Clock by A26

Last crawled date: 3 years ago

My second attempt at creating a simple, mechanical, weight-driven clock with the fewest parts. It uses 4mm brass shafts, a 1# drive weight, and currently, two ballpoint pens as the winding weight. The pendulum is a 1/4" aluminum tube, and I mounted it to a mirror. It works, but it needs improvement.
Specifically:
hands
a ratcheting winding system
a crutch system so that the pendulum does not have to swing as much
a clock face
a neater way to attach the weights
The gear train and escapement are pretty universal so that it may be rearranged (see the not overly accurate previous version in red). This also allows all parts to function with minimal post-print finishing.
Note: Gear tooth size and shaft holes are all very slightly offset inward to compensate for my printer's tendency to over-extrude.
UPDATE: As requested, I posted the additional parts needed to make the red (column) version of the clock (minus the holders for the quarters at the ends of the seesaw pendulum which I cannot find). To make this version, you'll need anything without "v2" in the file name plus wheel4v2. Even so, the pendulum needs to be adjusted to keep accurate time.
UPDATE 2: Added renders of the different gear configurations.
UPDATE 3:
Assembly instructions:
-Ensure gear teeth are free of artifacts and that all will rotate easily on their shafts.
-Glue ONE of the mount pieces to whatever you are using as a backing (in my case, the mirror).
-Slot 4mm shafts into their mounts (you'll have to figure out the length).
-Take about 2m of cord and wrap it around the drum on wheel 4 (it took me three wraps of the necklace cord I used to develop sufficient friction with the weights I used).
-Onto the shaft in the shorter mount (the one connected to the pendulum pivot) slide the escape wheel, minute wheel (3), and hour wheel (5).
-On the taller mount slot the 60 tooth gear (2) and the wheel with the drum (4).
-With painstakingly minuscule adjustments, slide the unglued mount around until you find the sweet spot where the gears mesh with the least resistance.
-Glue the free mount in place on the backing once you are satisfied or out of patience.
-Slide the arch-shaped frame piece on to the shaft with wheels two and four and glue the other frame pieces to the arch and the backing material using a similar process as described in the preceding two steps.

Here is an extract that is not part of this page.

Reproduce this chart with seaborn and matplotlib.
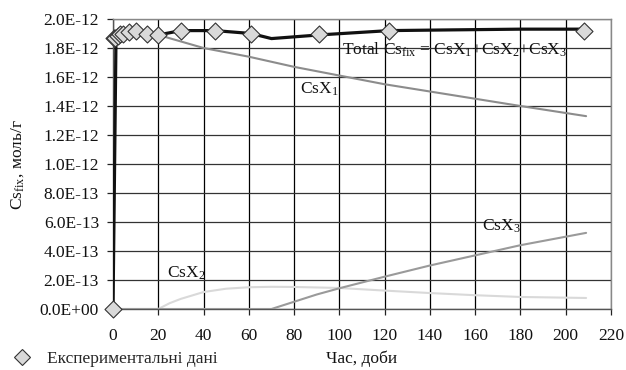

-Attach a pendulum to the anchor (using a simple pendulum close to 1m in length will yield the required two second period. Keep it light weight regardless and be prepared to spend time adjusting it)
-Tie the drive weight on the left side and the winding weight on the right side.
-Mount it to the wall
-Watch it tick
-Design and print some hands and otherwise modify it to your heart's content.
FYSA:
-However you mount the clock to the wall, ensure the pendulum is balanced so that the anchor achieves the same amount of lock in each direction.
-Since the main shaft is cantilevered, ensure the mount is robust enough to prevent it from getting pushed sideways from sustained torque from the weight. PLA to mirror is not robust enough without the right glue.
-This was a very early escapement design, so unless the pendulum swings sufficiently, it behaves more like a recoil escapement than a Graham escapement. I might improve it eventually.
UPDATE 4:
I added a new escape wheel and anchor that should be more efficient as mentioned in the previous update. They are untested as I do not currently have printer access, but they worked well in a computer simulation.
Also user Zarlor made these excellent assembly animations for both configurations which are probably easier to follow than my posted instructions.http://gph.is/2alyFDRhttp://gph.is/2aYdpDL
UPDATE 4.1 I re-uploaded the new anchor with slightly trimmed pallets and slightly less drop. This should prevent you from have to trim them by hand or sand down the back side of the escape teeth. Again, this is an untested modification.
UPDATE 5: I added a two piece mount and frame. Using these parts should eliminate all of the tedious wiggling and adjusting as described above during assembly. The caveat is that your printer must be very accurate (unlike my old printer on which I first printed this design) to ensure the gears mesh properly. Also, the frame will resist the flexural stress from the clock weight with the part's z-axis which is the weakest dimension. Be careful of adding too much weight (especially if you use a pulley).